Mom_couple This getaway weekend does not take the place of any family vacations, and the kids are in loving and responsible care, so why should I feel guilty? It’s not that I need to recharge my batteries -- I have never looked at motherhood like that. It has more to do with focusing on that very important component of family life that often suffers when we‘re busy with the kids -- the other parent in the familial equation.

But despite not feeling obligated to feel guilty, it still isn’t easy getting away (which is probably why it only happens every leap year) and so here are some tips to make it easier for you and your kids.

1.) Obviously, their care-taking arrangements are your top priority. Assuming they are in responsible hands, ensure smooth sailing by having directions, tips, schedules and all pertinent information all written out. Include emergency phone numbers, but also those of local family and trusted friends that can help out in those “lesser” emergency moments. Work out a list of possible activities with the caregiver beforehand so there are many options open.

2.) Buy souvenirs before you leave. I always buy a special craft project or a new game for my kids to enjoy while I am gone. Creativity can be a good distraction.

3.) Anticipate the most difficult time of the day for your little one, and then ease it. My kids are used to going to sleep for a babysitter, but haven’t had too much experience waking up to one. I go over our morning routine very specifically to help ease that potentially tough moment.

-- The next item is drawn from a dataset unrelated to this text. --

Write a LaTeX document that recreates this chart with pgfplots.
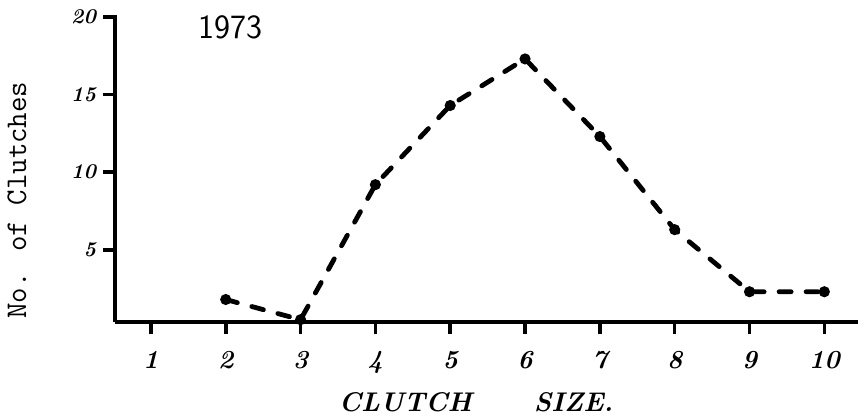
\documentclass[border=0pt]{standalone}
\usepackage{pgfplots}
\pgfplotsset{compat=1.18}
\begin{document}
\begin{tikzpicture}
\begin{axis}[
  scale only axis,
  width=371.5pt, height=153.5pt,
  xmin=0.52, xmax=10.45,
  ymin=0.35, ymax=20.13,
  axis lines*=left,
  axis line style={-, line width=2.2pt, black},
  xtick={1,2,3,4,5,6,7,8,9,10},
  ytick={5,10,15,20},
  tick align=outside,
  xtick pos=bottom, ytick pos=left,
  major tick length=6pt,
  tick style={line width=1.8pt, black},
  /pgf/number format/assume math mode=true,
  xticklabel style={font=\bfseries\itshape\fontsize{13}{13}\selectfont, yshift=-5pt},
  yticklabel style={font=\bfseries\itshape\fontsize{10.5}{10.5}\selectfont, xshift=0pt},
  xlabel={CLUTCH\hspace{31pt}SIZE.},
  x label style={at={(axis description cs:0.486,-0.262)}, anchor=center, font=\bfseries\itshape\fontsize{13.5}{13.5}\selectfont},
  ylabel={No. of Clutches},
  y label style={at={(axis description cs:-0.132,0.397)}, anchor=center, rotate=0, font=\ttfamily\fontsize{15}{15}\selectfont},
  clip=false,
]
\addplot[black, line width=2.4pt, dash pattern=on 6pt off 7.5pt, line cap=round,
  mark=*, mark size=1.5pt, mark options={solid}]
  coordinates {(2,1.8) (3,0.5) (4,9.2) (5,14.3) (6,17.3) (7,12.3) (8,6.3) (9,2.3) (10,2.3)};
\node[font=\sffamily\fontsize{17}{17}\selectfont] at (axis cs:2.06,19.36) {1973};
\end{axis}
\pgfresetboundingbox
\path[use as bounding box] ([xshift=-57.5pt,yshift=-48.5pt]current axis.south west) rectangle ([yshift=7.5pt]current axis.north east);
\end{tikzpicture}
\end{document}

 4.) Stock up. Make sure there are plenty of the familiar items in the pantry so your caregiver doesn’t have to deal with an avoidable problem. I also like to pack in some special treats that they may not be expecting -- it’s their weekend away, too.

5.) Enjoy it. Don’t spend your weekend away fretting about being away. Check in, but remember that calling too often interrupts their flow as well.

And always, leave the guilt. No need to pack something you can always find at home.